<<<<

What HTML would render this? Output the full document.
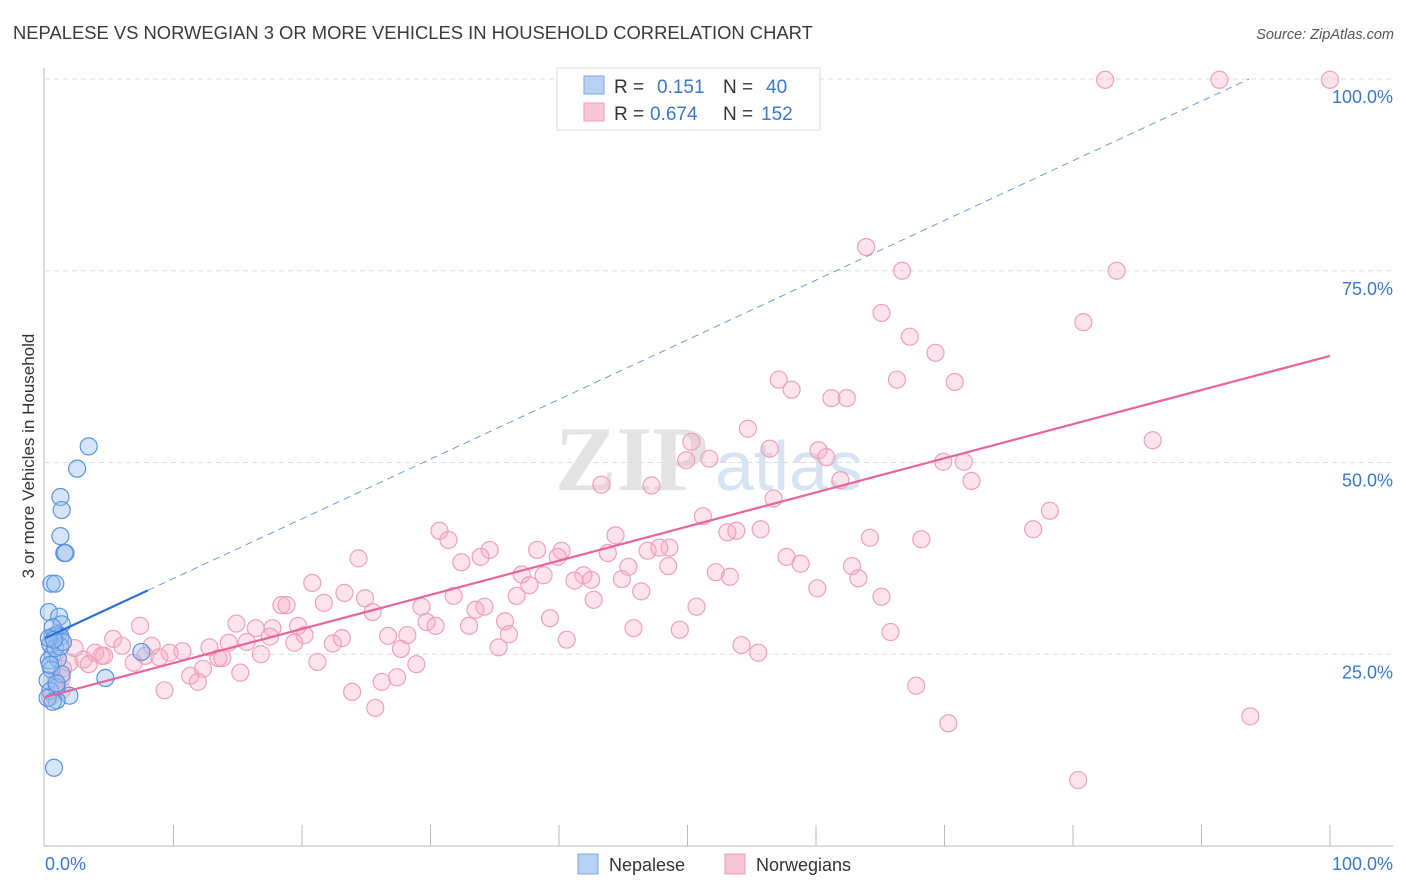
<!DOCTYPE html>
<html><head><meta charset="utf-8"><style>
body{margin:0;background:#fff;font-family:"Liberation Sans",sans-serif}
svg{display:block}
</style></head><body>
<svg id="chart" width="1406" height="892" xmlns="http://www.w3.org/2000/svg" font-family="Liberation Sans, sans-serif">
<text x="13" y="39" font-size="18.4" fill="#3a3a3a">NEPALESE VS NORWEGIAN 3 OR MORE VEHICLES IN HOUSEHOLD CORRELATION CHART</text>
<text x="1394" y="39" font-size="14.5" fill="#555" font-style="italic" text-anchor="end">Source: ZipAtlas.com</text>
<g>
<text x="555" y="490" font-size="92" fill="#d8d8d8" font-family="Liberation Serif, serif" font-weight="bold" opacity="0.7">ZIP</text>
<text x="715" y="490" font-size="70" fill="#c5d8ee" opacity="0.7">atlas</text>
</g>
<g id="grid"></g>
<g id="axes"></g>
<g id="pink"></g>
<g id="blue"></g>
<g id="trends"></g>
<text transform="translate(34,456) rotate(-90)" font-size="17" fill="#333" text-anchor="middle">3 or more Vehicles in Household</text>
<g>
<rect x="557" y="68" width="263" height="62" fill="#fff" stroke="#ddd"/>
<rect x="584" y="76" width="20" height="18" fill="#b8d2f4" stroke="#7aa6e0"/>
<rect x="584" y="103" width="20" height="18" fill="#f9c6d5" stroke="#f09ab4"/>
<text x="614" y="93" font-size="19" fill="#333">R =</text>
<text x="657" y="93" font-size="19" fill="#3a78d0">0.151</text>
<text x="723" y="93" font-size="19" fill="#333">N =</text>
<text x="766" y="93" font-size="19" fill="#3a78d0">40</text>
<text x="614" y="120" font-size="19" fill="#333">R =</text>
<text x="650" y="120" font-size="19" fill="#3a78d0">0.674</text>
<text x="723" y="120" font-size="19" fill="#333">N =</text>
<text x="761" y="120" font-size="19" fill="#3a78d0">152</text>
</g>
<g>
<rect x="578" y="854" width="20" height="20" fill="#b8d2f4" stroke="#7aa6e0"/>
<text x="609" y="871" font-size="18" fill="#333">Nepalese</text>
<rect x="725" y="854" width="20" height="20" fill="#f9c6d5" stroke="#f09ab4"/>
<text x="756" y="871" font-size="18" fill="#333">Norwegians</text>
</g>
</svg>
<script>
const yTicks=[25,50,75,100];
const yTickLabels=["25.0%","50.0%","75.0%","100.0%"];
const xTicks=[10,20,30,40,50,60,70,80,90,100];
const blueX=[3.4,2.5,1.2,1.3,1.2,1.5,1.6,0.5,0.8,0.3,1.1,1.3,0.8,0.6,1.0,1.2,7.5,4.7,1.9,0.9,0.7,0.4,0.6,0.3,1.0,0.5,0.2,0.9,0.4,0.8,1.2,0.6,1.3,0.2,0.6,0.9,0.4,1.4,0.3,0.7];
const blueY=[52.1,49.2,45.5,43.8,40.4,38.2,38.2,34.2,34.2,30.5,29.9,28.9,27.5,27.3,27.6,27.3,25.3,21.9,19.6,19.0,10.2,26.3,25.0,24.2,24.4,23.0,21.6,20.7,20.2,25.8,26.0,28.5,22.4,19.3,18.8,21.2,23.6,26.6,27.1,26.9];
const pinkX=[82.5,91.4,100,63.9,66.7,83.4,65.1,80.8,67.3,69.3,57.1,66.3,70.8,58.1,61.2,62.4,54.7,86.2,50.3,56.4,60.2,60.8,49.9,51.7,69.9,71.5,61.9,72.1,43.3,47.2,56.7,78.2,51.2,76.9,30.7,53.1,53.8,55.7,44.4,31.4,64.2,68.2,34.6,38.3,40.2,43.8,46.9,48.6,47.8,24.4,39.9,33.9,32.4,57.7,58.8,48.5,45.4,62.8,37.1,38.8,52.2,53.3,41.9,42.5,44.9,63.3,20.8,37.7,41.2,46.4,60.1,23.3,31.8,36.7,24.9,42.7,65.1,21.7,18.4,18.8,25.5,29.3,33.5,34.2,50.7,39.3,29.7,30.4,35.8,33.0,7.4,14.9,16.4,17.7,19.7,45.8,49.4,65.8,20.2,23.1,26.7,28.2,36.1,5.3,14.3,17.5,15.7,19.4,22.4,40.6,54.2,6.0,8.3,12.8,27.7,35.3,10.7,9.7,2.3,3.9,55.5,16.8,4.4,4.6,7.8,8.9,13.5,13.8,3.0,1.9,6.9,21.2,28.9,3.4,12.3,1.4,15.2,11.3,27.4,11.9,26.2,67.8,9.3,23.9,0.8,1.3,0.4,25.7,70.3,93.8,80.4,1.3];
const pinkY=[99.9,99.9,99.9,78.1,75,75,69.5,68.3,66.4,64.3,60.8,60.8,60.5,59.5,58.4,58.4,54.4,52.9,52.7,51.8,51.6,50.7,50.3,50.5,50.1,50.1,47.7,47.6,47.1,47.0,45.3,43.7,43.0,41.3,41.1,40.9,41.1,41.3,40.5,39.9,40.2,40.0,38.6,38.6,38.5,38.2,38.5,38.9,38.9,37.5,37.7,37.7,37.0,37.7,36.8,36.5,36.4,36.5,35.4,35.3,35.7,35.1,35.3,34.7,34.8,34.9,34.3,34.0,34.6,33.2,33.6,33.0,32.6,32.6,32.3,32.1,32.5,31.7,31.4,31.4,30.5,31.2,30.8,31.2,31.2,29.7,29.2,28.7,29.3,28.7,28.7,29.0,28.4,28.4,28.7,28.4,28.2,27.9,27.5,27.1,27.4,27.5,27.6,27.0,26.5,27.3,26.6,26.5,26.4,26.9,26.2,26.1,26.1,25.9,25.7,25.9,25.4,25.2,25.8,25.2,25.2,25.0,24.8,24.8,24.8,24.6,24.5,24.5,24.3,23.9,23.9,24.0,23.7,23.7,23.1,23.1,22.6,22.2,22.0,21.4,21.4,20.9,20.3,20.1,21.6,20.3,19.4,18.0,16.0,16.9,8.6,21.9];
const blueTrend=[27.1,0.778]; // intercept, slope
const pinkTrend=[19.4,0.445];
const NS="http://www.w3.org/2000/svg";
const X=v=>45+v*12.85, Y=v=>846-v*7.67;
function mk(tag,attrs,parent){const e=document.createElementNS(NS,tag);for(const k in attrs)e.setAttribute(k,attrs[k]);parent.appendChild(e);return e;}
const grid=document.getElementById('grid'),axes=document.getElementById('axes');
yTicks.forEach((t,i)=>{
 const l=mk('line',{x1:45,x2:1393,y1:Y(t),y2:Y(t),stroke:'#ddd','stroke-dasharray':'5,4'},grid);
 
 
 const tx=mk('text',{x:1393,y:Y(t)+24,'font-size':18,fill:'#3a78d0','text-anchor':'end'},axes);
 tx.textContent=yTickLabels[i];
 
 
});
mk('line',{x1:44,x2:44,y1:68,y2:846,stroke:'#bbb'},axes);
mk('line',{x1:44,x2:1393,y1:846,y2:846,stroke:'#bbb'},axes);
xTicks.forEach(t=>{const l=mk('line',{x1:X(t),x2:X(t),y1:825,y2:846,stroke:'#bbb'},axes);
 
 });
let a=mk('text',{x:45,y:870,'font-size':18,fill:'#3a78d0'},axes);a.textContent='0.0%';

a=mk('text',{x:1393,y:870,'font-size':18,fill:'#3a78d0','text-anchor':'end'},axes);a.textContent='100.0%';

const pg=document.getElementById('pink');
pinkX.forEach((x,i)=>{const c=mk('circle',{cx:X(x),cy:Y(pinkY[i]),r:8.5,fill:'rgba(248,170,195,0.33)',stroke:'#f0a0ba','stroke-width':1.2},pg);
 
 });
const bg=document.getElementById('blue');
blueX.forEach((x,i)=>{const c=mk('circle',{cx:X(x),cy:Y(blueY[i]),r:8.5,fill:'rgba(150,190,240,0.4)',stroke:'#5b93dc','stroke-width':1.2},bg);
 
 });
const tg=document.getElementById('trends');
const bx2=(100-blueTrend[0])/blueTrend[1];
let t=mk('line',{x1:X(8),y1:Y(blueTrend[0]+8*blueTrend[1]),x2:X(bx2),y2:Y(100),stroke:'#6a9de0','stroke-width':1,'stroke-dasharray':'7,5'},tg);

t=mk('line',{x1:X(0),y1:Y(blueTrend[0]),x2:X(8),y2:Y(blueTrend[0]+8*blueTrend[1]),stroke:'#2a6fd6','stroke-width':2.2},tg);

t=mk('line',{x1:X(0),y1:Y(pinkTrend[0]),x2:X(100),y2:Y(pinkTrend[0]+100*pinkTrend[1]),stroke:'#e8649a','stroke-width':2.2},tg);

</script>
</body></html>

>>>>

**EXERCISE TASK:** Each line that holds the word "document" is to be copied.

**CORRECT RESPONSE:**
What HTML would render this? Output the full document.
function mk(tag,attrs,parent){const e=document.createElementNS(NS,tag);for(const k in attrs)e.setAttribute(k,attrs[k]);parent.appendChild(e);return e;}
const grid=document.getElementById('grid'),axes=document.getElementById('axes');
const pg=document.getElementById('pink');
const bg=document.getElementById('blue');
const tg=document.getElementById('trends');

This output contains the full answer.